In December 1547, Somerset’s government turned its attention to the dissolution of chantries and religious guilds. This destructive ecclesiastical policy was economically motivated; the Crown needed money to pay for an expensive foreign policy. The property and wealth of all chantries and guilds were systematically seized by the Crown. This was a radical and dramatic attack on the Catholic masses, severing their ties with the dead from their communities and stripping their finances from guilds that supported feasts and celebrations.  But it was even more than this, Mariee-Helene Rousseau (2016)[3] describes the chantries as ‘crucial to the spiritual well-being’ of the people.  These were the same people who had already been affected by the dissolution of the monasteries which had also been an integral part of communities. Monks had also been local landowners, farmers, employers and alms providers. Edward and Somerset continued to strip the Catholic nation of its traditional ways of religious worship.

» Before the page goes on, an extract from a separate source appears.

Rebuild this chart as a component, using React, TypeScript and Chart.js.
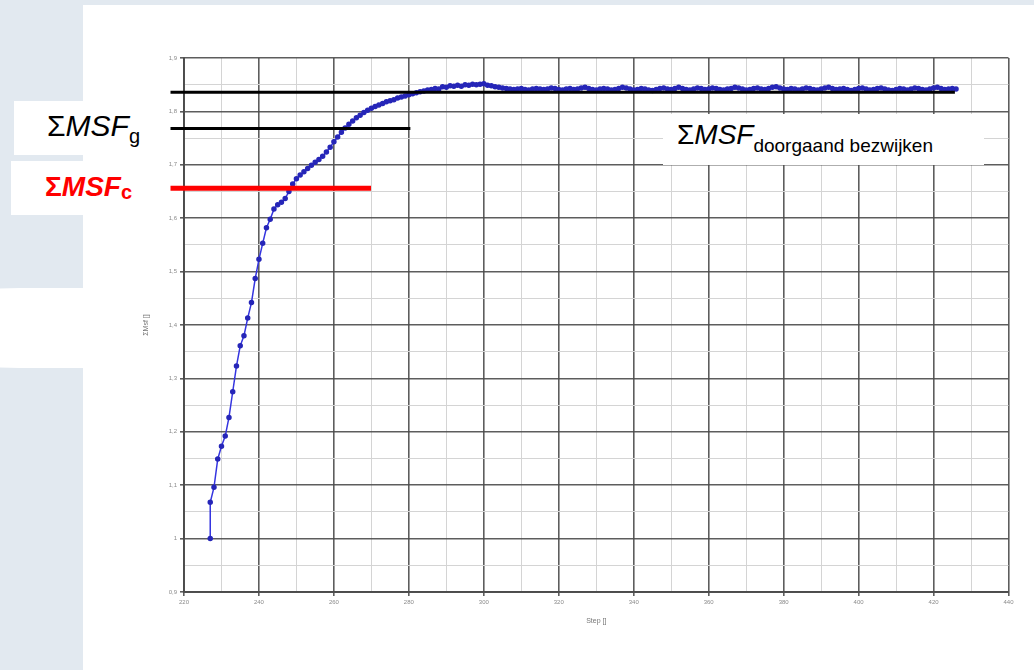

Meanwhile, Somerset’s cautious label has been challenged by CRN Routh (1997)[4]  who states that the Duke might have increased his radical religious reforms but had to tread carefully whilst battling the French. He did not want to upset the Holy Roman Emperor, Charles V. Therefore, his foreign policy helped determine the pace of his religious policy according to Routh. It was a necessity, a controlled decision making process rather than a genuine leaning towards conservative elements. After disastrous and expensive wars in Scotland and losing Boulogne in 1548, Somerset had nothing to lose and so proceeded with the Act of Uniformity that paved the way for the publication of Archbishop Cranmer’s Common Book of Prayer in 1549. The new prayer book allowed people to read it, not in Latin as favoured by the Catholic Church, but in English. There were to be no more local variations; it was to be a standardised and uniformed approach. A universal understanding was one of the key objectives of the legislation; the second was to establish a homogeneous form of church service. It was far less radical than the injunctions endured two years previously. It included an equivocal declaration of the Eucharist which could have been interpreted as a continued acceptance of the Catholic transubstantiation.

By 1549, the people had had enough of the turbulent times under Somerset. Their religious practices had been changed beyond all recognition. But the 1549 Common Prayer Book was decisively conservative; its English translation perhaos the most radical part. Catholics had already lost what had been dear to them and there were revolts in Devon and Cornwall. Pressure on the lower classes was increased by a new poll tax on sheep and Somerset’s opposition of enclosures to help poorer people had not been a success. The new tax would have affected the region significantly because the West Country was an area of sheep farming. Local nobility was absent for reasons of service and attainment and this created a casm of authority. Cornish people saw themselves as different, culturally and geographically. They did not appreciate an English Prayer Book when their first language was Cornish. Therefore, the major discontent was religious, fiscal and military after disasters in France and Scotland.  The major rebellion was eventually put down by Somerset’s men but for the Protector, it was the beginning of the end as Kett's rebellion in the east, for some of the same reasons but also against corruption of local government. This was the rebellion Somerset could NOT put down. It took the Earl of Warwick to deal with this, a step on his imminent promotion to protector and Duke of North Nortumberland.

Both men were ambitious and opportunistic, Somerset by snatching power from the Regency Council and taking advantage of his family position as Edward's uncle, and Northumberland as he successfully led a coup against Somerset when he was crippled under domestic and foreign challenges.


[1] M. Tillbrook, (S. Waller Ed.), The Tudors, England: 1485-1603, (Oxford University Press, 2015), p.135.

[2] S. Brigden, London and the Reformation, (Oxford University Press).

[3]M. Rousseau,Saving the Souls of Medieval London: Perpetual Chantries at St Paul's Cathedral, c.1200-1548,   Church, Faith and Culture in the Medieval West, (London: Routledge, 2016), introduction.

[4] C.R.N. Routh, (G. Treasure, Ed.), Who’s Who in Tudor England, (London, Shepheard-Walwyn, 1990).